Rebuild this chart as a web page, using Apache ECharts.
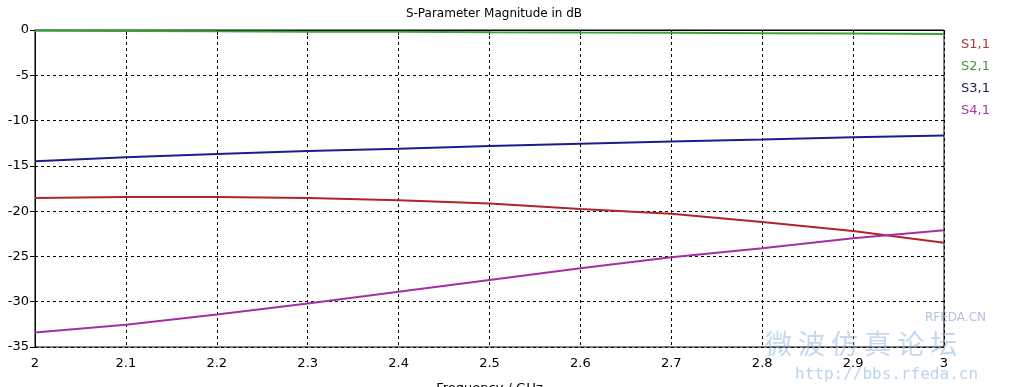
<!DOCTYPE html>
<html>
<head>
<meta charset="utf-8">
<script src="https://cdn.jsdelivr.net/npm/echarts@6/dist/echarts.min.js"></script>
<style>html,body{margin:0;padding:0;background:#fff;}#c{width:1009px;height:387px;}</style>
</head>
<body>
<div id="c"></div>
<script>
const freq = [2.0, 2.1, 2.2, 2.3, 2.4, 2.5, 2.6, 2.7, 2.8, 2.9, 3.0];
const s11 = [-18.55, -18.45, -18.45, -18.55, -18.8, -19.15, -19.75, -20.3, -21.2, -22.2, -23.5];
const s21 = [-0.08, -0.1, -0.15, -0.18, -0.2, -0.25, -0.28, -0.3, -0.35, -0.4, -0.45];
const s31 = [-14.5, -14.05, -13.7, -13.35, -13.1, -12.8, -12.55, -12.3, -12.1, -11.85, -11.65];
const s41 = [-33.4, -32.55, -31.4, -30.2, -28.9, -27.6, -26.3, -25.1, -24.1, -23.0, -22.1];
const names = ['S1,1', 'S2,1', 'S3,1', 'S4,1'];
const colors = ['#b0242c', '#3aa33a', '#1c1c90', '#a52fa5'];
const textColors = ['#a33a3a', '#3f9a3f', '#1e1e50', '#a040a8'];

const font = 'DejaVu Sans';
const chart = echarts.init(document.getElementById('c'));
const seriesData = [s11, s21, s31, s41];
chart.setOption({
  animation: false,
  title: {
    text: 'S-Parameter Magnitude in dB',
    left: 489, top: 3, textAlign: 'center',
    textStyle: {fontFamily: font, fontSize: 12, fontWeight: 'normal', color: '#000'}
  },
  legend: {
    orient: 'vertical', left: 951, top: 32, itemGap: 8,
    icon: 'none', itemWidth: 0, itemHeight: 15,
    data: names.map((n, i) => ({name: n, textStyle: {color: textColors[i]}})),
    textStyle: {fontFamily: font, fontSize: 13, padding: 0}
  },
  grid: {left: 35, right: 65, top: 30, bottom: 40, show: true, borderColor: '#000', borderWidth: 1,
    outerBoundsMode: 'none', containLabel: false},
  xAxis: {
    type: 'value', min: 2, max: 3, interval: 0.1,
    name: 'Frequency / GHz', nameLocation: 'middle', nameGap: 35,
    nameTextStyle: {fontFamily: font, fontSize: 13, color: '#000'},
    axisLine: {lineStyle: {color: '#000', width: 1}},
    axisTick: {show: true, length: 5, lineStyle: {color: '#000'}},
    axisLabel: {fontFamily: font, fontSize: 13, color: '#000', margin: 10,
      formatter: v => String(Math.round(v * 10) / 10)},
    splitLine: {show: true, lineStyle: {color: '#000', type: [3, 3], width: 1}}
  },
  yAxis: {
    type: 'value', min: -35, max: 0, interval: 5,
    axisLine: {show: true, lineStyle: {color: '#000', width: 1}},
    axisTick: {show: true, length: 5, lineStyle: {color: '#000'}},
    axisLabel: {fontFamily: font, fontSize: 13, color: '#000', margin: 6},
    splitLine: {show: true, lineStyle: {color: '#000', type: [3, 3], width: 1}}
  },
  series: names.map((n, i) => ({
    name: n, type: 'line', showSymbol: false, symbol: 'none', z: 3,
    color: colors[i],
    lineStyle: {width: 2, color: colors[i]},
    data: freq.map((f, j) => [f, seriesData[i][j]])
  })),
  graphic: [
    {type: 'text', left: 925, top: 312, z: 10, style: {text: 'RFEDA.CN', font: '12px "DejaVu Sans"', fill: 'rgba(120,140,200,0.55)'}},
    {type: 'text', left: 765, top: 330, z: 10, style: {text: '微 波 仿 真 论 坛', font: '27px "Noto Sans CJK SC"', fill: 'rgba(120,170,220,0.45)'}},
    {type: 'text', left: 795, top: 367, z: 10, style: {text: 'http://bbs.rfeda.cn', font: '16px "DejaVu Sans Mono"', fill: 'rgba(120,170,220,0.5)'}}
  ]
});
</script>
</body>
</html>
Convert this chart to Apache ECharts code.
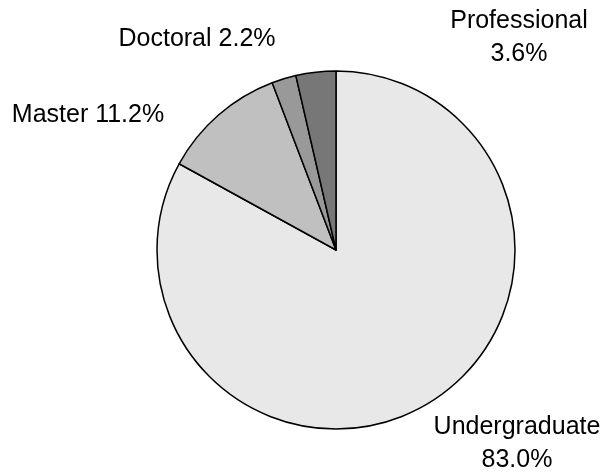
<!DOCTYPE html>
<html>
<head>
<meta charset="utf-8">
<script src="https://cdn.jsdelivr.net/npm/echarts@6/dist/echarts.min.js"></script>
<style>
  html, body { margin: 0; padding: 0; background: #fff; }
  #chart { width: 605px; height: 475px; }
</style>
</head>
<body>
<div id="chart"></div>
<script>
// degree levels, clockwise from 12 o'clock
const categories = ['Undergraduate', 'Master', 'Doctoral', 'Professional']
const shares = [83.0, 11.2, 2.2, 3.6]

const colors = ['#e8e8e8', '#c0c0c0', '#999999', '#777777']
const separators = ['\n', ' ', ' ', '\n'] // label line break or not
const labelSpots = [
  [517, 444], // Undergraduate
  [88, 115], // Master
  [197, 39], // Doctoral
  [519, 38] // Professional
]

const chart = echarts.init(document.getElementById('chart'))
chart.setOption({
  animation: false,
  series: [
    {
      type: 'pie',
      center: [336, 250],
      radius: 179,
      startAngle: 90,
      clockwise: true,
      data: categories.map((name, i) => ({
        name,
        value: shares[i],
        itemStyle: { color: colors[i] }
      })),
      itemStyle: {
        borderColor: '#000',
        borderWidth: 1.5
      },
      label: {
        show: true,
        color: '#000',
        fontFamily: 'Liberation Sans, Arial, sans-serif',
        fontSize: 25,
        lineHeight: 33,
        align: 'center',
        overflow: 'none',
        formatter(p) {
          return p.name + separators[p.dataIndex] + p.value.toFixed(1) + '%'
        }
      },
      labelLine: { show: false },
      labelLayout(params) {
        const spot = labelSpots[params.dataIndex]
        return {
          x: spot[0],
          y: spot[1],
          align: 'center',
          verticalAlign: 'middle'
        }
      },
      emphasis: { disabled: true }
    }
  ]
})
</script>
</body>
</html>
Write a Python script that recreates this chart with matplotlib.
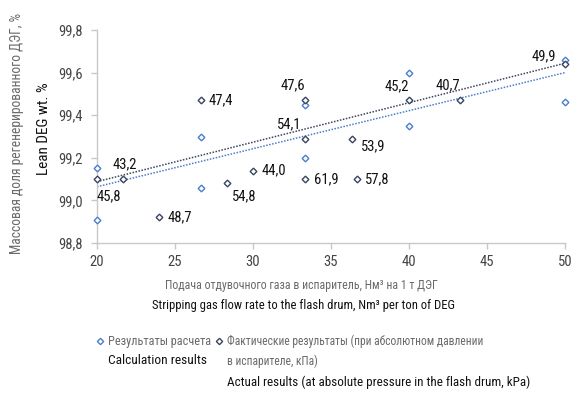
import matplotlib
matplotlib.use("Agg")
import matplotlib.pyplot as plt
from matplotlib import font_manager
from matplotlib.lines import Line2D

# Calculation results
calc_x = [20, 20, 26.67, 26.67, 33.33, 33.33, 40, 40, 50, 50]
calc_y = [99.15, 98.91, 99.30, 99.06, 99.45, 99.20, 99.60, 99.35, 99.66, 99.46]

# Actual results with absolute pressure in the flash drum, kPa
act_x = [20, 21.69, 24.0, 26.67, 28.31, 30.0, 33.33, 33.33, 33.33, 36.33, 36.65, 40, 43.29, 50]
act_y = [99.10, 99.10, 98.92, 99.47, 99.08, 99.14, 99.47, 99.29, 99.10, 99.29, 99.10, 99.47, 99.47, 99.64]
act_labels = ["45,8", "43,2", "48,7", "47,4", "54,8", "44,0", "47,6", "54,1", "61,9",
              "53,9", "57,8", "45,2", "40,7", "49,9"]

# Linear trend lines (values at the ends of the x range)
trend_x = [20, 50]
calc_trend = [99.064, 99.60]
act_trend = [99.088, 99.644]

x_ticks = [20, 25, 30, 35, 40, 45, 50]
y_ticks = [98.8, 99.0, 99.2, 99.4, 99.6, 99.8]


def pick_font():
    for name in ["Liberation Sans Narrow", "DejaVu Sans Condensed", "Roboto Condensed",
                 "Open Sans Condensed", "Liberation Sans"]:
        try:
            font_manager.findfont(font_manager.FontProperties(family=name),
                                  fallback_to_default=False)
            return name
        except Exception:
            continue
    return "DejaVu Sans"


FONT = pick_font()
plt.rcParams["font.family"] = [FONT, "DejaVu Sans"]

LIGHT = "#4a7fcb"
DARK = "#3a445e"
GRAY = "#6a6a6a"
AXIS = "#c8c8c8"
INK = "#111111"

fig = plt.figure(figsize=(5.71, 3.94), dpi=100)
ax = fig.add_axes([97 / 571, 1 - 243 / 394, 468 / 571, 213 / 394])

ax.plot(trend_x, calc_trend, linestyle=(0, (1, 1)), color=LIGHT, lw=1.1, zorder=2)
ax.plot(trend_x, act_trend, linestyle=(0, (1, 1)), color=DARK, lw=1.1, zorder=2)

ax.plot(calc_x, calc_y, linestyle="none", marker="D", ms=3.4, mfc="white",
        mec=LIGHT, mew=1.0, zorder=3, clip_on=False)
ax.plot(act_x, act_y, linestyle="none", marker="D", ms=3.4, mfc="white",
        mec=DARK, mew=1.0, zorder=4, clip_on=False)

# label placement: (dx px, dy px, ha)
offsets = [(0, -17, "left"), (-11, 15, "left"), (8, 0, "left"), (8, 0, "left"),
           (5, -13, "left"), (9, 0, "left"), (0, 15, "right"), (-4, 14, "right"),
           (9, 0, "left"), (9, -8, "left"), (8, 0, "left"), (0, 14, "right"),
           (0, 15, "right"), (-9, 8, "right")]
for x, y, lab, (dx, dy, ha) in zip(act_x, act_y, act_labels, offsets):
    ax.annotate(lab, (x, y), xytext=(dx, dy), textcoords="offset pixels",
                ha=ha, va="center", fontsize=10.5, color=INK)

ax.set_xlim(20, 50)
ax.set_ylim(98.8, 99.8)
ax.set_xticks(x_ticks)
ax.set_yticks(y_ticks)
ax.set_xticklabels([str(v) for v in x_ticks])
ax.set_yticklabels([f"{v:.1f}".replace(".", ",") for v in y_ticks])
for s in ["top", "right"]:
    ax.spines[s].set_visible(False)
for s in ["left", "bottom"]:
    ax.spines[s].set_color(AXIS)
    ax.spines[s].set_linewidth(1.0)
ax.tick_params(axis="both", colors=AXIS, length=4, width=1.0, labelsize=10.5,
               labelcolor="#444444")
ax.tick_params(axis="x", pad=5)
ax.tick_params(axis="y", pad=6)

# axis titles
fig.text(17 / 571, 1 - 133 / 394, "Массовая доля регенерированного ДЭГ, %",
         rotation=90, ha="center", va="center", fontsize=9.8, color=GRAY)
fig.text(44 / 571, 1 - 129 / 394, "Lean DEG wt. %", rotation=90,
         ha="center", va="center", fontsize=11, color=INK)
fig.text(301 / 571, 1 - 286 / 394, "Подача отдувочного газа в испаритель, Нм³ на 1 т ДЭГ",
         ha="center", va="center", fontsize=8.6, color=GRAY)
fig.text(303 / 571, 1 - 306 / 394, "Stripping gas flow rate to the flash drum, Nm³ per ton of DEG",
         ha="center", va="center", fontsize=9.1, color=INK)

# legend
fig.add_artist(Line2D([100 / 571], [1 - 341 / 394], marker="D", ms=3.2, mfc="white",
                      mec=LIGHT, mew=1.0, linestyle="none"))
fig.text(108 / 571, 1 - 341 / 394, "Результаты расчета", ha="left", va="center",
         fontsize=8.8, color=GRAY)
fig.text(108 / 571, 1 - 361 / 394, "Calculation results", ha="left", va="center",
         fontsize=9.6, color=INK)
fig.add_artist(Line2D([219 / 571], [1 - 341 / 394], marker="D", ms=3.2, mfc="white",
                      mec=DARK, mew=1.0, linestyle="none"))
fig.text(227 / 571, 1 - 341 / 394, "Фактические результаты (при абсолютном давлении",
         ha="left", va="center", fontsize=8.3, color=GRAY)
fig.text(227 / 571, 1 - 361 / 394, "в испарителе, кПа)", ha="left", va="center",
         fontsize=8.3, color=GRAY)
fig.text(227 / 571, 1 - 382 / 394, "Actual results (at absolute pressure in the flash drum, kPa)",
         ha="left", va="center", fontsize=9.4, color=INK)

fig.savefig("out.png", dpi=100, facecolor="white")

● EXERCISE TASK: Look above for the line with "Convert this chart to Apache ECharts code." and the line with "const shares = [83.0, 11.2, 2.2, 3.6]"; set down those two lines and all lines between them exactly, without pictures and without anything else.

● CORRECT ANSWER:
Convert this chart to Apache ECharts code.
<!DOCTYPE html>
<html>
<head>
<meta charset="utf-8">
<script src="https://cdn.jsdelivr.net/npm/echarts@6/dist/echarts.min.js"></script>
<style>
  html, body { margin: 0; padding: 0; background: #fff; }
  #chart { width: 605px; height: 475px; }
</style>
</head>
<body>
<div id="chart"></div>
<script>
// degree levels, clockwise from 12 o'clock
const categories = ['Undergraduate', 'Master', 'Doctoral', 'Professional']
const shares = [83.0, 11.2, 2.2, 3.6]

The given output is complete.